– Ого, какие ушибы... Хм, а ребра вроде целы. Тут не болит? Ну, значит, трещины нет. Знаешь, я, конечно, не любопытный, но… ты бы все-таки рассказал, что случилось.
– Я ж говорю – деликатное поручение одной дамы… я слово дал, что никому не расскажу подробностей, так что извини.
Робертино согласился:
– Я понимаю. Да мне подробности и ни к чему, давай в общих чертах… Так, теперь посиди спокойно, твой порез нужно двумя маленькими стежками прихватить… о, вот так.

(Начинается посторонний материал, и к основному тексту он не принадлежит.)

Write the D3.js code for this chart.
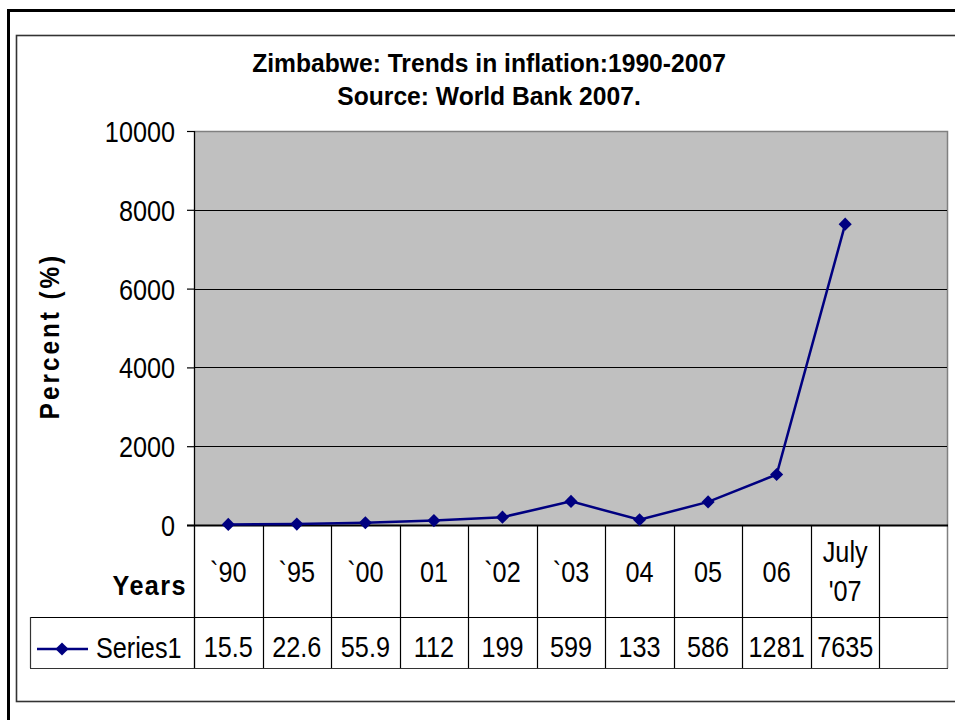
<!DOCTYPE html>
<html>
<head>
<meta charset="utf-8">
<script src="https://cdn.jsdelivr.net/npm/d3@7"></script>
<style>
  html, body { margin: 0; padding: 0; background: #fff; }
  svg { display: block; }
  text { font-family: "Liberation Sans", Arial, sans-serif; fill: #000; }
</style>
</head>
<body>
<svg id="chart" width="955" height="720"></svg>
<script>
// ---- data ----
const categories = ["`90", "`95", "`00", "01", "`02", "`03", "04", "05", "06", "July\n'07"];
const values = [15.5, 22.6, 55.9, 112, 199, 599, 133, 586, 1281, 7635];
const valueLabels = ["15.5", "22.6", "55.9", "112", "199", "599", "133", "586", "1281", "7635"];
const yTicks = [0, 2000, 4000, 6000, 8000, 10000];
const seriesName = "Series1";
const titleLines = ["Zimbabwe: Trends in inflation:1990-2007", "Source: World Bank 2007."];
const yTitle = "Percent (%)";
const xTitle = "Years";
const slotCount = 11; // one empty slot at the right, as in the reference

// ---- layout ----
const svg = d3.select("#chart");
const plot = { left: 194, right: 948, top: 131, bottom: 525 };
const headerBottom = 617, tableBottom = 668, tableLeft = 30;
const navy = "#000080";
const FS = 29, SX = 0.87; // regular text: tall, slightly condensed

// frames
svg.append("rect").attr("x", 8.5).attr("y", 10.5).attr("width", 1000).attr("height", 800)
  .attr("fill", "none").attr("stroke", "#000").attr("stroke-width", 3);
svg.append("rect").attr("x", 16.5).attr("y", 35.5).attr("width", 1000).attr("height", 666)
  .attr("fill", "none").attr("stroke", "#333").attr("stroke-width", 1.6);

// title
svg.append("g").selectAll("text").data(titleLines).join("text")
  .attr("transform", (d, i) => `translate(489,${72 + i * 32.5}) scale(0.93,1)`)
  .attr("text-anchor", "middle").attr("font-weight", "bold").attr("font-size", 26.5)
  .text(d => d);

// scales
const x = d3.scaleBand().domain(d3.range(slotCount)).range([plot.left, plot.right]).padding(0);
const y = d3.scaleLinear().domain([0, 10000]).range([plot.bottom, plot.top]);

// plot area
svg.append("rect").attr("x", plot.left).attr("y", plot.top)
  .attr("width", plot.right - plot.left).attr("height", plot.bottom - plot.top)
  .attr("fill", "#C0C0C0");
// top and right border (gray)
svg.append("path")
  .attr("d", `M${plot.left},${plot.top + 0.5}H${plot.right - 0.5}V${tableBottom}`)
  .attr("fill", "none").attr("stroke", "#808080").attr("stroke-width", 1.5);

// gridlines
svg.append("g").selectAll("line").data(yTicks.filter(t => t > 0 && t < 10000)).join("line")
  .attr("x1", plot.left).attr("x2", plot.right - 1)
  .attr("y1", d => Math.round(y(d)) + 0.5).attr("y2", d => Math.round(y(d)) + 0.5)
  .attr("stroke", "#000").attr("stroke-width", 1.2);

// y axis
const yAxis = d3.axisLeft(y).tickValues(yTicks).tickSize(7).tickPadding(12).tickFormat(d3.format("d"));
const gy = svg.append("g").attr("transform", `translate(${plot.left},0)`).call(yAxis);
gy.select(".domain").remove();
gy.selectAll(".tick line").attr("stroke", "#000").attr("stroke-width", 1.2);
gy.selectAll(".tick text").attr("font-size", FS).attr("font-family", "Liberation Sans, Arial, sans-serif")
  .attr("fill", "#000").attr("x", 0).attr("dy", "0.36em")
  .attr("transform", `translate(-19,0) scale(${SX},1)`);
svg.append("line").attr("x1", plot.left + 0.5).attr("x2", plot.left + 0.5)
  .attr("y1", plot.top).attr("y2", tableBottom).attr("stroke", "#000").attr("stroke-width", 1.3);
// x axis baseline
svg.append("line").attr("x1", plot.left - 7).attr("x2", plot.right)
  .attr("y1", plot.bottom + 0.5).attr("y2", plot.bottom + 0.5).attr("stroke", "#000").attr("stroke-width", 1.8);

// y title
svg.append("text").attr("transform", `translate(59,336) rotate(-90) scale(0.9,1)`)
  .attr("text-anchor", "middle").attr("font-weight", "bold").attr("font-size", 27)
  .attr("letter-spacing", 3.3).text(yTitle);

// data table grid
const bounds = d3.range(slotCount + 1).map(i => i < slotCount ? x(i) : plot.right);
svg.append("g").selectAll("line").data(bounds.slice(1, -1)).join("line")
  .attr("x1", d => Math.round(d) + 0.5).attr("x2", d => Math.round(d) + 0.5)
  .attr("y1", plot.bottom).attr("y2", tableBottom)
  .attr("stroke", "#000").attr("stroke-width", 1.2);
svg.append("line").attr("x1", tableLeft).attr("x2", plot.right)
  .attr("y1", headerBottom + 0.5).attr("y2", headerBottom + 0.5).attr("stroke", "#000").attr("stroke-width", 1.2);
svg.append("line").attr("x1", tableLeft).attr("x2", plot.right)
  .attr("y1", tableBottom + 0.5).attr("y2", tableBottom + 0.5).attr("stroke", "#333").attr("stroke-width", 1.2);
svg.append("line").attr("x1", tableLeft + 0.5).attr("x2", tableLeft + 0.5)
  .attr("y1", headerBottom).attr("y2", tableBottom).attr("stroke", "#333").attr("stroke-width", 1.2);

// category labels
const catG = svg.append("g").selectAll("text").data(categories).join("text")
  .attr("text-anchor", "middle").attr("font-size", FS)
  .attr("transform", (d, i) => `translate(${x(i) + x.bandwidth() / 2},0) scale(${SX},1)`);
catG.each(function(d) {
  const lines = d.split("\n");
  const t = d3.select(this);
  const base = lines.length === 1 ? 582 : 562;
  lines.forEach((ln, k) => t.append("tspan").attr("x", 0).attr("y", base + k * 39).text(ln));
});

// value labels
svg.append("g").selectAll("text").data(valueLabels).join("text")
  .attr("transform", (d, i) => `translate(${x(i) + x.bandwidth() / 2},657) scale(${SX},1)`)
  .attr("text-anchor", "middle").attr("font-size", FS).text(d => d);

// x title
svg.append("text").attr("transform", "translate(187,595) scale(0.9,1)").attr("text-anchor", "end")
  .attr("font-weight", "bold").attr("font-size", 28).attr("letter-spacing", 1.6).text(xTitle);

// legend key
const diamond = d3.symbol().type(d3.symbolDiamond2).size(110);
svg.append("line").attr("x1", 37).attr("x2", 88).attr("y1", 649).attr("y2", 649)
  .attr("stroke", navy).attr("stroke-width", 2.5);
svg.append("path").attr("d", diamond()).attr("transform", "translate(62,649)").attr("fill", navy);
svg.append("text").attr("transform", `translate(96,658) scale(${SX},1)`).attr("font-size", FS).text(seriesName);

// series line
const line = d3.line().x((d, i) => x(i) + x.bandwidth() / 2).y(d => y(d));
svg.append("path").datum(values).attr("d", line)
  .attr("fill", "none").attr("stroke", navy).attr("stroke-width", 2.5);
svg.append("g").selectAll("path").data(values).join("path")
  .attr("d", diamond())
  .attr("transform", (d, i) => `translate(${x(i) + x.bandwidth() / 2},${y(d)})`)
  .attr("fill", navy);
</script>
</body>
</html>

Завтра сходи к мэтру Пепо, он хорошо заживляет раны, главное их перед тем правильно обработать… А если кто спрашивать будет, откуда – скажешь, что мы спарринговали и ты удар меча пропустил. Потому как на удар меча вскользь оно и похоже.

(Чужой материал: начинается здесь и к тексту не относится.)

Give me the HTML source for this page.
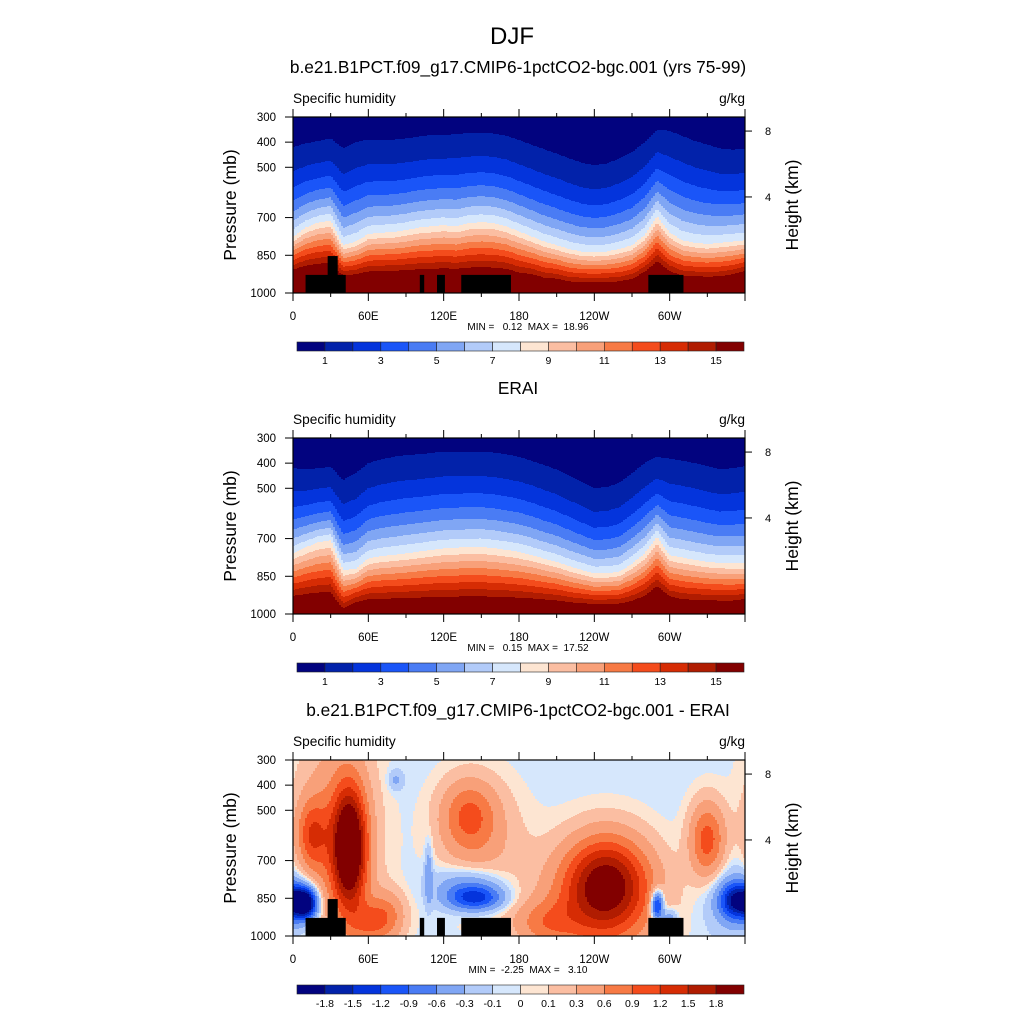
<!DOCTYPE html>
<html><head><meta charset="utf-8">
<style>
html,body{margin:0;padding:0;background:#fff;}
svg{display:block;font-family:"Liberation Sans",Arial,sans-serif;}
text{white-space:pre;}
</style></head>
<body>
<svg id="fig" width="1024" height="1024" viewBox="0 0 1024 1024" xmlns="http://www.w3.org/2000/svg">
<rect width="1024" height="1024" fill="#fff"/>
<text x="512" y="44" font-size="24" text-anchor="middle">DJF</text>
</svg>
<script>
// ---- data ----
const lonGrid = [0,10,20,30,40,50,60,70,80,90,100,110,120,130,140,150,160,170,180,190,200,210,220,230,240,250,260,270,280,290,300,310,320,330,340,350,360];
// pressure (mb) of the 1 g/kg and 8 g/kg contours, model panel
const modelP1 = [420,405,395,385,425,400,390,392,390,385,378,372,372,368,364,362,366,375,392,410,428,445,465,482,492,485,465,440,400,350,355,375,395,410,425,430,425];
const modelP8 = [777,740,720,712,810,795,765,760,758,750,740,735,730,735,722,718,722,735,755,775,795,810,825,835,838,835,825,810,770,695,760,790,800,805,800,795,790];
// surface (1000 mb) humidity, model panel
const modelQs = [20,20,20,20,19,19,19,19,19,19,19,19,19,19,19,19,19,19,18.5,18.5,18,18,17.5,17.5,17.5,17.5,17.5,18,19,20,19,18.5,18.5,18.5,18.5,19,20];
// ERAI panel
const eraiP1 = [420,425,420,415,467,440,400,385,375,368,365,360,354,354,354,354,358,365,375,390,408,425,450,475,499,495,478,440,400,375,382,390,400,412,425,420,412];
const eraiP8 = [759,735,715,706,826,820,779,770,765,759,752,745,739,736,734,733,738,745,753,765,780,793,810,825,839,838,832,800,759,693,766,775,785,793,797,799,799];
const eraiQs = [18,18,18,18,16,17.5,17.5,17.5,17.5,17.5,17.5,17.5,17.5,17.5,17.5,17.5,17.5,17.5,17.5,17.5,17.5,17.5,17.3,17.3,17.3,17.3,17.3,17.5,18,19,18,17.5,17.5,17.5,17.5,17.5,18];
// difference field: gaussian features
const blobLon = [15, 45, 35, 10, 355, 82, 140, 150, 145, 108, 250, 245, 290, 355, 330, 140, 300, 60, 75, 200];
const blobP   = [600,650,620,870,860,380,520,650,850,750,780,880,880,850,620,790,930,950,920,950];
const blobAmp = [0.9,2.3,0.7,-2.2,-1.8,-0.35,0.85,0.35,-1.3,-0.5,1.5,0.9,-1.7,-0.4,1.1,-0.55,-0.6,0.6,0.7,0.6];
const blobWL  = [12, 13, 30, 9, 14, 6, 22, 35, 22, 3, 32, 45, 5, 25, 14, 28, 6, 15, 15, 25];
const blobWP  = [140,230,420,60,70,40,140,250,50,120,180,220,60,150,150,70,40,80,100,90];
const diffBase = -0.05;
// colour levels
const levelsQ = [1,2,3,4,5,6,7,8,9,10,11,12,13,14,15];
const levelsD = [-1.8,-1.5,-1.2,-0.9,-0.6,-0.3,-0.1,0,0.1,0.3,0.6,0.9,1.2,1.5,1.8];
const labelsQ = ["1","3","5","7","9","11","13","15"];
const labelsD = ["-1.8","-1.5","-1.2","-0.9","-0.6","-0.3","-0.1","0","0.1","0.3","0.6","0.9","1.2","1.5","1.8"];
const colors = ["#02037f","#0222aa","#0434dc","#1a55f8","#4a7cf4","#80a6f4","#b2cbf9","#d6e7fc","#fde5d2","#fbbea2","#f8a079","#f77a45","#f44c1c","#d62c04","#b01c01","#820000"];
// topography boxes [lon0, lon1, ptop]
const mountLon0 = [10,27.6,101,114.7,134,283];
const mountLon1 = [42,35.6,104.5,121,173.6,311];
const mountP = [928,853,928,928,928,928];
const pTicks = [300,400,500,700,850,1000];
const lonTicks = [0,60,120,180,240,300];
const lonLabels = ["0","60E","120E","180","120W","60W"];
const hTicks = [8,4];

// ---- layout ----
const NS = "http://www.w3.org/2000/svg";
const svg = document.getElementById('fig');
const X0 = 293, W = 452, H = 176;
function el(tag, attrs, parent){const e=document.createElementNS(NS,tag);for(const k in attrs)e.setAttribute(k,attrs[k]);(parent||svg).appendChild(e);return e;}
function interp(arr, lon){const i=Math.min(Math.floor(lon/10),35);const t=(lon-lonGrid[i])/10;return arr[i]*(1-t)+arr[i+1]*t;}
function levelIdx(v, lv){let n=0;for(const b of lv) if(v>=b) n++;return n;}
function qField(p1a,p8a,qsa){return (lon,p)=>{const p1=interp(p1a,lon),p8=interp(p8a,lon);
  if(p>=p8){const qs=interp(qsa,lon);return 8+(qs-8)*(p-p8)/(1000-p8);}
  const k=Math.log(8)/Math.log(p8/p1);const q0=1/Math.pow(p1/1000,k);return q0*Math.pow(p/1000,k);};}
function dField(lon,p){let v=diffBase;for(let i=0;i<blobLon.length;i++){let dl=Math.abs(lon-blobLon[i]);dl=Math.min(dl,360-dl);v+=blobAmp[i]*Math.exp(-Math.pow(dl/blobWL[i],2)-Math.pow((p-blobP[i])/blobWP[i],2));}return v;}
function txt(s, x, y, size, anchor, name, extra){const t=el('text',Object.assign({x:x,y:y,'font-size':size,'text-anchor':anchor||'start'},extra||{}));t.textContent=s;return t;}

function panel(Y0, field, levels, labels, title, minmax, topo, idx){
  const g = el('g',{});
  
  
  const xS = lon => X0 + lon/360*W;
  const yS = p => Y0 + (p-300)/700*H;
  txt(title, 518, Y0-44, 17.3, 'middle', 'panel-title-'+idx);
  txt('Specific humidity', X0, Y0-14, 13.7, 'start', 'variable-label-'+idx);
  txt('g/kg', X0+W, Y0-14, 13.7, 'end', 'units-label-'+idx);
  const fg = el('g',{'shape-rendering':'crispEdges'},g);
  
  
  const cw=2;
  for(let cx=0; cx<W; cx+=cw){
    const lon=(cx+cw/2)/W*360;
    let start=0, cur=-1;
    for(let ry=0; ry<=H; ry++){
      let li=-1;
      if(ry<H){const p=300+(ry+0.5)/H*700;li=levelIdx(field(lon,p),levels);}
      if(li!==cur){
        if(cur>=0){const r=el('rect',{x:X0+cx,y:Y0+start,width:cw,height:ry-start,fill:colors[cur]},fg);
          
          }
        cur=li;start=ry;
      }
    }
  }
  if(topo){
    for(let i=0;i<mountLon0.length;i++){
      const r=el('rect',{x:xS(mountLon0[i]),y:yS(mountP[i]),width:xS(mountLon1[i])-xS(mountLon0[i]),height:yS(1000)-yS(mountP[i]),fill:'#000'},g);
      
      
    }
  }
  const fr=el('rect',{x:X0,y:Y0,width:W,height:H,fill:'none',stroke:'#000','stroke-width':1.2},g);
  
  
  for(let lon=0; lon<=360; lon+=30){
    const major = lon%60===0; const L = major?8:4; const x=xS(lon);
    el('line',{x1:x,x2:x,y1:Y0+H,y2:Y0+H+L,stroke:'#000'},g);
    el('line',{x1:x,x2:x,y1:Y0,y2:Y0-L,stroke:'#000'},g);
  }
  lonTicks.forEach((lon,i)=>txt(lonLabels[i], xS(lon), Y0+H+27, 11.5, 'middle', 'x-tick-label'));
  pTicks.forEach(p=>{const y=yS(p);el('line',{x1:X0,x2:X0-8,y1:y,y2:y,stroke:'#000'},g);txt(String(p),X0-17,y+4,11.5,'end','y-tick-label');});
  hTicks.forEach(h=>{const p=1073*Math.exp(-h/7.25);const y=yS(p);el('line',{x1:X0+W,x2:X0+W+7,y1:y,y2:y,stroke:'#000'},g);txt(String(h),X0+W+20,y+4,11,'start','height-tick-label');});
  txt('Pressure (mb)', 0,0,17.6,'middle','y-axis-title',{transform:`translate(236,${Y0+H/2}) rotate(-90)`});
  txt('Height (km)', 0,0,17.6,'middle','right-axis-title',{transform:`translate(798,${Y0+H/2}) rotate(-90)`});
  txt(minmax, 528, Y0+H+37, 10, 'middle', 'min-max-label');
  const cbY=Y0+225, cbX=297, cbW=447, n=colors.length, bw=cbW/n;
  const cb=el('g',{},g);
  
  
  for(let i=0;i<n;i++){const r=el('rect',{x:cbX+i*bw,y:cbY,width:bw,height:9,fill:colors[i],stroke:'#222','stroke-width':0.6},cb);
    
    }
  if(labels.length===levels.length){
    labels.forEach((s,i)=>txt(s,cbX+(i+1)*bw,cbY+22,10.5,'middle','colorbar-label'));
  } else {
    labels.forEach((s,i)=>txt(s,cbX+(2*i+1)*bw,cbY+22,10.5,'middle','colorbar-label'));
  }
}
panel(117, qField(modelP1,modelP8,modelQs), levelsQ, labelsQ, 'b.e21.B1PCT.f09_g17.CMIP6-1pctCO2-bgc.001 (yrs 75-99)', 'MIN =   0.12  MAX =  18.96', true, 1);
panel(438, qField(eraiP1,eraiP8,eraiQs), levelsQ, labelsQ, 'ERAI', 'MIN =   0.15  MAX =  17.52', false, 2);
panel(760, dField, levelsD, labelsD, 'b.e21.B1PCT.f09_g17.CMIP6-1pctCO2-bgc.001 - ERAI', 'MIN =  -2.25  MAX =   3.10', true, 3);
</script>
</body></html>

– Еще бы, оно самое и есть, – Оливио вздохнул. – Словом, обратилась ко мне за помощью некая дама, которую очень обидел один нехороший магик из свободно практикующих. Попросила сходить к этому магику и разъяснить ему, что он – свинья и жадная скотина. Я и разъяснил. Маг попался опытный и сильный, так что пришлось изрядно повозиться. Но в итоге я его уделал… Слушай, Робертино, давно спросить хотел… ты ведь настоящий девственник?
Молодой лекарь-паладин закатил глаза:
– Ну да, настоящий. Вот честно – мне что, себе на лбу это написать большими буквами? Ты уже шестой за последние полгода, кто интересуется.
Он зашел Оливио за спину и принялся накладывать на ушибы целебную мазь.
– Просто… ты ведь среди нас, молодых, единственный, у кого на тренировках всегда получалось призвать настоящий круг света. И Теодоро как-то сказал, мол, это потому, что ты правильный паладин, целомудренный. Мы-то, как ни бились, не могли, у меня вот самое большее, что выходило – только на себя. Ну или на кого-то другого. Или на предмет… Ну вот, а сегодня это получилось как надо. И даже, знаешь… ну как-то само собой, стоило только хорошенько разъяриться, как все и получилось.
– Поздравляю, – из-за спины сказал Робертино, продолжая обрабатывать ушибы. – Значит, ты тоже правильный паладин. Впрочем, если соблюдать устав и придерживаться обетов, искренне молиться и выполнять все эти духовные практики, о которых постоянно твердит Теодоро, то все должно у всех получаться.
– А ты сам-то эти самые практики выполняешь? – хмыкнул Оливио. – Что-то не припомню, чтоб ты по ночам молитвенными бдениями занимался.
Робертино пожал плечами, закрутил банку с мазью и отставил ее на стол, взял скатку бинта:
– Ну, мне и не надо, тут, конечно, у меня преимущество… Погоди, ты хочешь сказать, что у тебя все получилось без этих практик, но ты не девственник?
Вздохнув, Оливио поднял руки, и Робертино стал обматывать его торс бинтами.
– Я сам не знаю, Робертино.
Лекарь-паладин удивился:
– Ну как такое можно не знать? Ты, хм, переспал с женщиной и не заметил? Честно говоря, не представляю, как это можно не заметить…
Оливио промолчал. Очень многозначительно. Робертино тихо охнул и дальше бинтовал его молча. Когда закончил накладывать повязку, закрепил конец бинта и потянулся за бутылкой с зеленой наклейкой с надписью «Отрава!!! Только наружное применение!!!». Откупорил, налил полстакана и протянул ему:
– Выпей. Не бойся, это просто кальвадос, а наклейка – от дураков вроде Джулио.
Приняв стакан, Оливио втянул яблочный дух и отпил глоток. Огненное пойло проскочило в желудок и разлилось теплом. Он сделал второй глоток и сказал:
– Учти, я этого никому тут не рассказывал. Главным образом потому, что самому вспоминать не хотелось. Просто сегодня этот долбанный магик напомнил, и меня накрыло.
– Дальше меня не пойдет, ты же знаешь, – Робертино плеснул в другой стакан себе, закупорил бутылку и вернул ее на полку. Оливио кивнул: он уже давно знал, что на Робертино во всем можно положиться.
И рассказал все – и о гардемаринской школе, и о том, как с ним поступил родной отец. Робертино слушал молча, постукивая кончиками пальцев по столешнице. Когда Оливио замолчал, Робертино одним махом выпил из своего стакана и сказал с едва заметной злостью:
– Я знал, что Ийхос Дель Маре – поганое местечко, но чтобы настолько… Недаром отец так легко позволил мне учиться на флотского врача, лишь бы не отправлять меня в гардемаринскую школу. Я-то, дурак, моряком хотел стать. Это уже потом, когда после первого курса выяснилось, что в моряки не гожусь по причине жуткой морской болезни, дядя Ванцетти мне и сказал, мол, хорошо хоть дерьма в гардемаринах не хлебнул, а то было бы обидно, что напрасно.
Оливио глотнул еще кальвадоса и тихо проговорил:
– Выходит, они все всё знают – и позволяют этому твориться и дальше?